**Task description**
Set the listing down again in full, word for word, with the pictures left out.

**Information shown**
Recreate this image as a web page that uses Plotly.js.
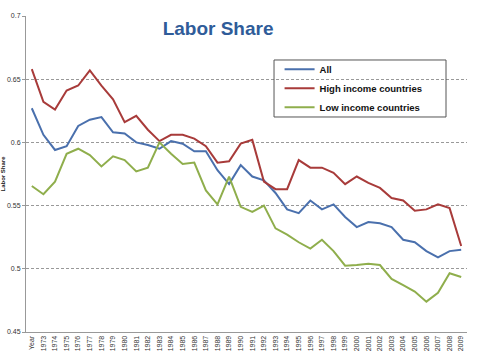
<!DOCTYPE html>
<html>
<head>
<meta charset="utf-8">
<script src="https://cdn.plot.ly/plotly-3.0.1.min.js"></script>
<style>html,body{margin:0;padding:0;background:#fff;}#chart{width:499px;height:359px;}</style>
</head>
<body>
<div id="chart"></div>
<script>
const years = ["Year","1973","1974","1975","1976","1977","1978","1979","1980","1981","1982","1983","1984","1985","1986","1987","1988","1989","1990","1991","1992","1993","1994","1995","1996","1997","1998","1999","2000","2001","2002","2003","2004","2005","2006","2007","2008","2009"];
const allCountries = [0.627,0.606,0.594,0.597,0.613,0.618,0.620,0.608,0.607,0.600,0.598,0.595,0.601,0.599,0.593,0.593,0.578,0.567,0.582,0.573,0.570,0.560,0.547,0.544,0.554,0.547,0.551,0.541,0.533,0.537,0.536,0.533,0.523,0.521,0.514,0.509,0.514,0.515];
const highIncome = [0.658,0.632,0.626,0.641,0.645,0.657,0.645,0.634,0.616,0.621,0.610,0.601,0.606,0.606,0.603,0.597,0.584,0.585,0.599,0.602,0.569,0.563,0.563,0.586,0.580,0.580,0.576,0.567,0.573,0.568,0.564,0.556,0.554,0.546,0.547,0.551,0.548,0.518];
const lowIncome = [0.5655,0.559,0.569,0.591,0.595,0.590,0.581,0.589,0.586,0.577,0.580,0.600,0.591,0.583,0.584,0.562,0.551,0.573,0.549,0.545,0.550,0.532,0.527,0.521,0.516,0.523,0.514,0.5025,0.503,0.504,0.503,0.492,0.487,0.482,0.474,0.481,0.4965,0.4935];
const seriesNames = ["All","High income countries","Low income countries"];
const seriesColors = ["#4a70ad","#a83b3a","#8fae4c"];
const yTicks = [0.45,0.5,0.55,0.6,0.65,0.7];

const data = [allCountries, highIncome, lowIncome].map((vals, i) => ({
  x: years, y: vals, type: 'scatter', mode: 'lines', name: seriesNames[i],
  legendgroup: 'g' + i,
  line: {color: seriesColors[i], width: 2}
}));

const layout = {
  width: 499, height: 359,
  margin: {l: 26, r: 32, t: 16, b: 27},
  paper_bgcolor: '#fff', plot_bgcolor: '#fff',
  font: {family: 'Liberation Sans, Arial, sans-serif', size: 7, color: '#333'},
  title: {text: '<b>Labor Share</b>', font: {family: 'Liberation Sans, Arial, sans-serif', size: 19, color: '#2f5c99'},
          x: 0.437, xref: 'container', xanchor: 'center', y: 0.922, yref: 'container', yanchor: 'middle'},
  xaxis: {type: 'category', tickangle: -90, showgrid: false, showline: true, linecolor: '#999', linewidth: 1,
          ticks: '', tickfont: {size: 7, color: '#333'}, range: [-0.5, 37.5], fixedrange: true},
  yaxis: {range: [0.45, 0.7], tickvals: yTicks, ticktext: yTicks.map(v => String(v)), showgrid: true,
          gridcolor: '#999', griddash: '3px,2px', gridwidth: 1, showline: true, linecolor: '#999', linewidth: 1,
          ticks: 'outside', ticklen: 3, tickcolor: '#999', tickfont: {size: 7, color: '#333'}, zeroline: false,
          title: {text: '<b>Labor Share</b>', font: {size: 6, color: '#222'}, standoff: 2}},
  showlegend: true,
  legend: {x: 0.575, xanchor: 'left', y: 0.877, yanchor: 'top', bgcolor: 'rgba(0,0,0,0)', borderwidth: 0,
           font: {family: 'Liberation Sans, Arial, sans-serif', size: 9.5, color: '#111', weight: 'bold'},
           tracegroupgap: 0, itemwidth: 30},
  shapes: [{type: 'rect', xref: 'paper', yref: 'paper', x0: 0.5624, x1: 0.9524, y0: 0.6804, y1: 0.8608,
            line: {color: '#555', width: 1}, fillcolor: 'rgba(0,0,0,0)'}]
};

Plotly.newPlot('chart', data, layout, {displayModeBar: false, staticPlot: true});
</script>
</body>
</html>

**Task result**
Recreate this image as a web page that uses Plotly.js.
<!DOCTYPE html>
<html>
<head>
<meta charset="utf-8">
<script src="https://cdn.plot.ly/plotly-3.0.1.min.js"></script>
<style>html,body{margin:0;padding:0;background:#fff;}#chart{width:499px;height:359px;}</style>
</head>
<body>
<div id="chart"></div>
<script>
const years = ["Year","1973","1974","1975","1976","1977","1978","1979","1980","1981","1982","1983","1984","1985","1986","1987","1988","1989","1990","1991","1992","1993","1994","1995","1996","1997","1998","1999","2000","2001","2002","2003","2004","2005","2006","2007","2008","2009"];
const allCountries = [0.627,0.606,0.594,0.597,0.613,0.618,0.620,0.608,0.607,0.600,0.598,0.595,0.601,0.599,0.593,0.593,0.578,0.567,0.582,0.573,0.570,0.560,0.547,0.544,0.554,0.547,0.551,0.541,0.533,0.537,0.536,0.533,0.523,0.521,0.514,0.509,0.514,0.515];
const highIncome = [0.658,0.632,0.626,0.641,0.645,0.657,0.645,0.634,0.616,0.621,0.610,0.601,0.606,0.606,0.603,0.597,0.584,0.585,0.599,0.602,0.569,0.563,0.563,0.586,0.580,0.580,0.576,0.567,0.573,0.568,0.564,0.556,0.554,0.546,0.547,0.551,0.548,0.518];
const lowIncome = [0.5655,0.559,0.569,0.591,0.595,0.590,0.581,0.589,0.586,0.577,0.580,0.600,0.591,0.583,0.584,0.562,0.551,0.573,0.549,0.545,0.550,0.532,0.527,0.521,0.516,0.523,0.514,0.5025,0.503,0.504,0.503,0.492,0.487,0.482,0.474,0.481,0.4965,0.4935];
const seriesNames = ["All","High income countries","Low income countries"];
const seriesColors = ["#4a70ad","#a83b3a","#8fae4c"];
const yTicks = [0.45,0.5,0.55,0.6,0.65,0.7];

const data = [allCountries, highIncome, lowIncome].map((vals, i) => ({
  x: years, y: vals, type: 'scatter', mode: 'lines', name: seriesNames[i],
  legendgroup: 'g' + i,
  line: {color: seriesColors[i], width: 2}
}));

const layout = {
  width: 499, height: 359,
  margin: {l: 26, r: 32, t: 16, b: 27},
  paper_bgcolor: '#fff', plot_bgcolor: '#fff',
  font: {family: 'Liberation Sans, Arial, sans-serif', size: 7, color: '#333'},
  title: {text: '<b>Labor Share</b>', font: {family: 'Liberation Sans, Arial, sans-serif', size: 19, color: '#2f5c99'},
          x: 0.437, xref: 'container', xanchor: 'center', y: 0.922, yref: 'container', yanchor: 'middle'},
  xaxis: {type: 'category', tickangle: -90, showgrid: false, showline: true, linecolor: '#999', linewidth: 1,
          ticks: '', tickfont: {size: 7, color: '#333'}, range: [-0.5, 37.5], fixedrange: true},
  yaxis: {range: [0.45, 0.7], tickvals: yTicks, ticktext: yTicks.map(v => String(v)), showgrid: true,
          gridcolor: '#999', griddash: '3px,2px', gridwidth: 1, showline: true, linecolor: '#999', linewidth: 1,
          ticks: 'outside', ticklen: 3, tickcolor: '#999', tickfont: {size: 7, color: '#333'}, zeroline: false,
          title: {text: '<b>Labor Share</b>', font: {size: 6, color: '#222'}, standoff: 2}},
  showlegend: true,
  legend: {x: 0.575, xanchor: 'left', y: 0.877, yanchor: 'top', bgcolor: 'rgba(0,0,0,0)', borderwidth: 0,
           font: {family: 'Liberation Sans, Arial, sans-serif', size: 9.5, color: '#111', weight: 'bold'},
           tracegroupgap: 0, itemwidth: 30},
  shapes: [{type: 'rect', xref: 'paper', yref: 'paper', x0: 0.5624, x1: 0.9524, y0: 0.6804, y1: 0.8608,
            line: {color: '#555', width: 1}, fillcolor: 'rgba(0,0,0,0)'}]
};

Plotly.newPlot('chart', data, layout, {displayModeBar: false, staticPlot: true});
</script>
</body>
</html>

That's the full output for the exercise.